2025年3月19日、日本でのMLB開幕第2戦。
緊張した表情で、球場入りしたロサンゼルス・ドジャースの先発・佐々木朗希投手のユニホームの腕の部分には、“デビュー”と書かれたワッペンが貼られていました。
佐々木投手の待望のメジャーデビューを、特別な思いで見守った人たちがいます。
岩手県大船渡市にある、佐々木投手の母校・大船渡市立猪川小学校。
岩手県陸前高田市に住んでいた佐々木投手は、小学3年生の時に東日本大震災で被災、父親と祖父母を亡くしました。
その後、大船渡市へ引っ越し猪川小学校に転校。

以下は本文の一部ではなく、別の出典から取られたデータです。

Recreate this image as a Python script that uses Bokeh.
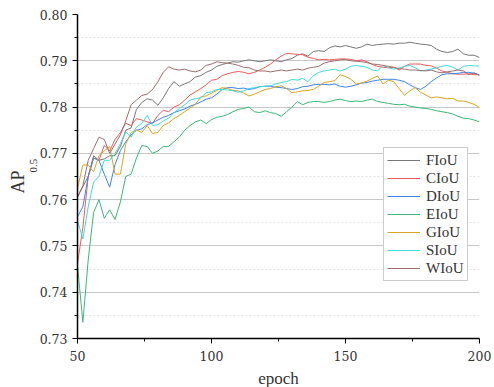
from math import pi
from bokeh.plotting import figure
from bokeh.models import Range1d, FixedTicker, Legend, LegendItem, Title, NumeralTickFormatter
from bokeh.embed import file_html
from bokeh.resources import INLINE

# ---------------- data ----------------
epochs = list(range(50, 201, 2))

FIoU = [.7606, .7628, .7650, .7695, .7685, .7688, .7695, .7695, .7715, .7750,
        .7755, .7795, .7810, .7818, .7815, .7804, .7820, .7840, .7855, .7845,
        .7850, .7855, .7865, .7868, .7875, .7880, .7888, .7892, .7895, .7898,
        .7897, .7900, .7902, .7900, .7898, .7900, .7902, .7900, .7898, .7902,
        .7905, .7912, .7915, .7910, .7920, .7922, .7920, .7928, .7932, .7930,
        .7933, .7930, .7927, .7930, .7936, .7933, .7935, .7936, .7937, .7936,
        .7938, .7938, .7940, .7938, .7936, .7935, .7933, .7925, .7920, .7918,
        .7920, .7925, .7915, .7912, .7912, .7907]

CIoU = [.7462, .7540, .7650, .7690, .7685, .7717, .7705, .7730, .7745, .7765,
        .7760, .7775, .7772, .7768, .7765, .7782, .7793, .7790, .7800, .7805,
        .7815, .7826, .7833, .7840, .7848, .7858, .7860, .7868, .7872, .7875,
        .7877, .7875, .7872, .7875, .7880, .7886, .7893, .7902, .7910, .7916,
        .7915, .7914, .7913, .7908, .7905, .7902, .7903, .7902, .7903, .7904,
        .7904, .7903, .7900, .7902, .7898, .7892, .7888, .7886, .7885, .7886,
        .7880, .7888, .7893, .7893, .7893, .7890, .7889, .7884, .7878, .7875,
        .7872, .7871, .7871, .7872, .7870, .7870]

DIoU = [.7563, .7585, .7650, .7690, .7685, .7655, .7627, .7676, .7706, .7725,
        .7740, .7750, .7753, .7762, .7766, .7772, .7778, .7782, .7788, .7792,
        .7796, .7802, .7806, .7811, .7817, .7820, .7828, .7838, .7842, .7842,
        .7840, .7841, .7838, .7840, .7844, .7845, .7845, .7843, .7842, .7840,
        .7838, .7840, .7844, .7845, .7848, .7849, .7849, .7848, .7850, .7845,
        .7843, .7845, .7848, .7852, .7853, .7856, .7858, .7860, .7860, .7860,
        .7858, .7855, .7848, .7842, .7838, .7845, .7855, .7863, .7870, .7872,
        .7872, .7873, .7875, .7875, .7873, .7870]

EIoU = [.7458, .7335, .7470, .7572, .7600, .7560, .7578, .7557, .7595, .7650,
        .7655, .7690, .7717, .7715, .7700, .7705, .7715, .7715, .7725, .7735,
        .7750, .7760, .7768, .7772, .7764, .7773, .7778, .7780, .7784, .7790,
        .7795, .7797, .7800, .7790, .7788, .7792, .7788, .7786, .7780, .7790,
        .7800, .7812, .7805, .7810, .7812, .7812, .7810, .7812, .7815, .7817,
        .7814, .7812, .7813, .7812, .7815, .7817, .7812, .7810, .7808, .7806,
        .7805, .7806, .7802, .7800, .7798, .7797, .7795, .7792, .7790, .7788,
        .7785, .7780, .7776, .7775, .7772, .7768]

GIoU = [.7624, .7675, .7675, .7660, .7695, .7705, .7715, .7655, .7655, .7720,
        .7745, .7750, .7745, .7760, .7743, .7745, .7760, .7766, .7775, .7782,
        .7790, .7798, .7806, .7822, .7824, .7830, .7836, .7842, .7840, .7836,
        .7835, .7830, .7824, .7828, .7833, .7838, .7840, .7844, .7846, .7840,
        .7831, .7833, .7835, .7836, .7838, .7845, .7853, .7855, .7857, .7870,
        .7866, .7860, .7850, .7852, .7856, .7862, .7867, .7850, .7858, .7855,
        .7840, .7825, .7835, .7842, .7832, .7826, .7820, .7822, .7820, .7818,
        .7819, .7813, .7813, .7810, .7806, .7799]

SIoU = [.7555, .7515, .7585, .7638, .7650, .7685, .7685, .7700, .7721, .7746,
        .7735, .7757, .7765, .7782, .7760, .7762, .7770, .7776, .7788, .7797,
        .7805, .7815, .7818, .7820, .7831, .7833, .7838, .7838, .7837, .7835,
        .7832, .7835, .7840, .7842, .7844, .7845, .7846, .7850, .7853, .7855,
        .7860, .7858, .7862, .7855, .7868, .7875, .7878, .7880, .7882, .7878,
        .7882, .7888, .7890, .7888, .7886, .7880, .7878, .7890, .7885, .7882,
        .7884, .7888, .7890, .7885, .7878, .7880, .7882, .7885, .7888, .7890,
        .7886, .7880, .7888, .7890, .7889, .7889]

WIoU = [.7606, .7630, .7685, .7710, .7735, .7730, .7700, .7720, .7740, .7770,
        .7805, .7815, .7825, .7828, .7838, .7855, .7875, .7887, .7882, .7880,
        .7882, .7878, .7876, .7880, .7890, .7893, .7898, .7896, .7895, .7893,
        .7890, .7886, .7885, .7880, .7878, .7878, .7876, .7878, .7880, .7878,
        .7880, .7882, .7880, .7884, .7886, .7888, .7895, .7898, .7900, .7902,
        .7903, .7900, .7899, .7898, .7896, .7893, .7892, .7890, .7888, .7886,
        .7883, .7882, .7880, .7880, .7879, .7878, .7880, .7876, .7874, .7876,
        .7878, .7880, .7878, .7870, .7874, .7868]

series_names = ["FIoU", "CIoU", "DIoU", "EIoU", "GIoU", "SIoU", "WIoU"]
series_values = [FIoU, CIoU, DIoU, EIoU, GIoU, SIoU, WIoU]
series_colors = ["#777777", "#f25a5a", "#3f84ee", "#3cb878", "#d9a521", "#3fdcdc", "#9e6e6e"]

x_ticks = [50, 100, 150, 200]
x_minor = [75, 125, 175]
y_ticks = [0.73, 0.74, 0.75, 0.76, 0.77, 0.78, 0.79, 0.80]
y_minor = [0.735, 0.745, 0.755, 0.765, 0.775, 0.785, 0.795]

# ---------------- figure ----------------
p = figure(frame_width=402, frame_height=324,
           min_border_left=77, min_border_right=15, min_border_top=14, min_border_bottom=49,
           x_range=Range1d(50, 200), y_range=Range1d(0.73, 0.80),
           output_backend="svg", toolbar_location=None)
p.outline_line_color = None
p.background_fill_color = "white"
p.border_fill_color = "white"

renderers = []
for name, vals, col in zip(series_names, series_values, series_colors):
    r = p.line(epochs, vals, line_color=col, line_width=1)
    renderers.append(r)

# axes
p.xaxis.ticker = FixedTicker(ticks=x_ticks, minor_ticks=x_minor)
p.yaxis.ticker = FixedTicker(ticks=y_ticks, minor_ticks=y_minor)
p.yaxis.formatter = NumeralTickFormatter(format="0.00")
for ax in (p.xaxis, p.yaxis):
    ax.axis_line_color = "black"
    ax.axis_line_width = 1.5
    ax.major_tick_line_color = "black"
    ax.minor_tick_line_color = "black"
    ax.major_tick_out = 5
    ax.major_tick_in = 0
    ax.minor_tick_out = 3
    ax.minor_tick_in = 0
    ax.major_label_text_font = "DejaVu Serif"
    ax.major_label_text_font_size = "12.5px"
    ax.major_label_text_color = "#333333"
p.xaxis.major_label_standoff = 7
p.yaxis.major_label_standoff = 5
p.xaxis.axis_label = "epoch"
p.xaxis.axis_label_text_font = "Liberation Serif"
p.xaxis.axis_label_text_font_size = "17px"
p.xaxis.axis_label_text_font_style = "normal"
p.xaxis.axis_label_text_color = "#333333"
p.xaxis.axis_label_standoff = 5

# grid
p.xgrid.visible = False
p.ygrid.ticker = FixedTicker(ticks=y_ticks, minor_ticks=y_minor)
p.ygrid.grid_line_color = "#c8c8c8"
p.ygrid.grid_line_width = 1
p.ygrid.minor_grid_line_color = "#e2e2e2"
p.ygrid.minor_grid_line_dash = "2 2"

# y axis label: AP with subscript 0.5, as two side titles (subscript nearer the axis)
sub_title = Title(text="0.5", align="left", offset=166, standoff=0,
                  text_font="Liberation Serif", text_font_size="11px",
                  text_font_style="normal", text_color="#333333", text_line_height=0.8)
ap_title = Title(text="AP", align="left", offset=145, standoff=0,
                 text_font="Liberation Serif", text_font_size="18px",
                 text_font_style="normal", text_color="#333333", text_line_height=1.0)
p.add_layout(sub_title, "left")
p.add_layout(ap_title, "left")

# legend
legend = Legend(items=[LegendItem(label=n, renderers=[r]) for n, r in zip(series_names, renderers)],
                location=(306, 57))
legend.label_text_font = "Liberation Serif"
legend.label_text_font_size = "15px"
legend.label_text_color = "#333333"
legend.glyph_width = 33
legend.glyph_height = 18
legend.label_height = 18
legend.label_standoff = 6
legend.spacing = 0
legend.padding = 3
legend.margin = 0
legend.border_line_color = "#999999"
legend.border_line_width = 1
legend.background_fill_alpha = 1
p.add_layout(legend)

open("out.html", "w").write(file_html(p, INLINE))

そこで「猪川野球クラブ」に加入すると、エースとしてチームの屋台骨を担ったのです。
現在、そんな「猪川野球クラブ」でエースを務めるのは、和泉鷹我くん(11)。
運動能力や野球センスも高く、コーチからも“第二の佐々木投手”として期待がかかります。
尊敬してやまないのは、もちろん…「佐々木朗希投手」。
「猪川野球クラブ」エース 和泉鷹我くん(11):
佐々木朗希選手は、ものすごいストレートとフォークで、メジャーでも三振をとっているところがかっこいいなと思いますね。
6年前に佐々木投手が地元に帰ってきた際にもらった名前入りの直筆サインは、今でも鷹我くんの宝物です。
その日の練習が終わったのは、試合開始15分前。
子どもたちは急いで片付けを始め、監督も「頑張って急いで!」と試合に間に合うよう促します。
鷹我くんが家に着いた時にはすでに試合は開始していたものの、佐々木投手はまだ投げていませんでした。そして迎えた初登板…。
「猪川野球クラブ」エース 和泉鷹我くん(11):
はい打ち取るよ! ウェーイ!!鈴木誠也から三振取ってる!?
3回裏、佐々木投手の大ピンチには、一緒に見ていたチームの仲間たちと「ドンマイドンマイ!」「佐々木朗希に任せろ全部!」と声を上げます。その後も、真剣なまなざしで試合を見つめ続けました。
「猪川野球クラブ」エース 和泉鷹我くん(11):
やっぱり、憧れを持っているから。小さい頃の(佐々木投手の)作文みたいので、「どんな人になりたいか」とかそういうのとかもあって、それを休み時間とかに見るんですよ。やっぱりこういう意識をもって練習しているから、今の朗希投手がいるんだなって。
災害続きの大船渡を「元気づける」存在
大船渡で固唾をのんで試合を見守っていた人は、他にも…。
佐々木投手と、小中高と9年間同じチームで野球を続けていた、立花綾都さん(23)。
佐々木投手の同級生 立花綾都さん(23):
高校とかまで、ずっと一緒に野球をやっていたので、(プロになってからも)サインほしいみたいにはならなかったですね。実感がわかなかった。
テレビで見ると、「あ、すげぇ」ってなるんですけど。1回ロッテ戦を見に行ったことあるんですけど、すごく並んでて、グッズのところ。朗希のユニホーム来ている人が結構いたりとか。あぁやっぱりすごいんだなと思ったりはしました。
東日本大震災で多くの死者・行方不明者が出た大船渡市。
今も復興への道のりが続く中、2月には大規模な山林火災が発生し、街に大きな被害が出ました。立花さんは、佐々木投手はそんな大船渡の“希望”だといいます。
佐々木投手の同級生 立花綾都さん(23):
震災と、この間の火事とで、やっぱり(大船渡は)災害というイメージがつきますよね。
(佐々木投手が活躍すると)地元の人たちには、いいニュースが入ってくるので、元気づけられる存在なのかなと思うんです。
今回、3回56球を投げ、1安打1失点でデビュー戦のマウンドを降りた佐々木投手。
初勝利はお預けとなりましたが、故郷を勇気づけたメジャー初登板となりました。
佐々木朗希選手:
日本のファンの前で投げることが出来て良かったと思いますし、素晴らしい雰囲気、日本独特の雰囲気の中で、投げることができて良かったと思います。
メジャーのいいバッターに対して、自分の球が最近の登板に比べて投げ切れたので良かったです。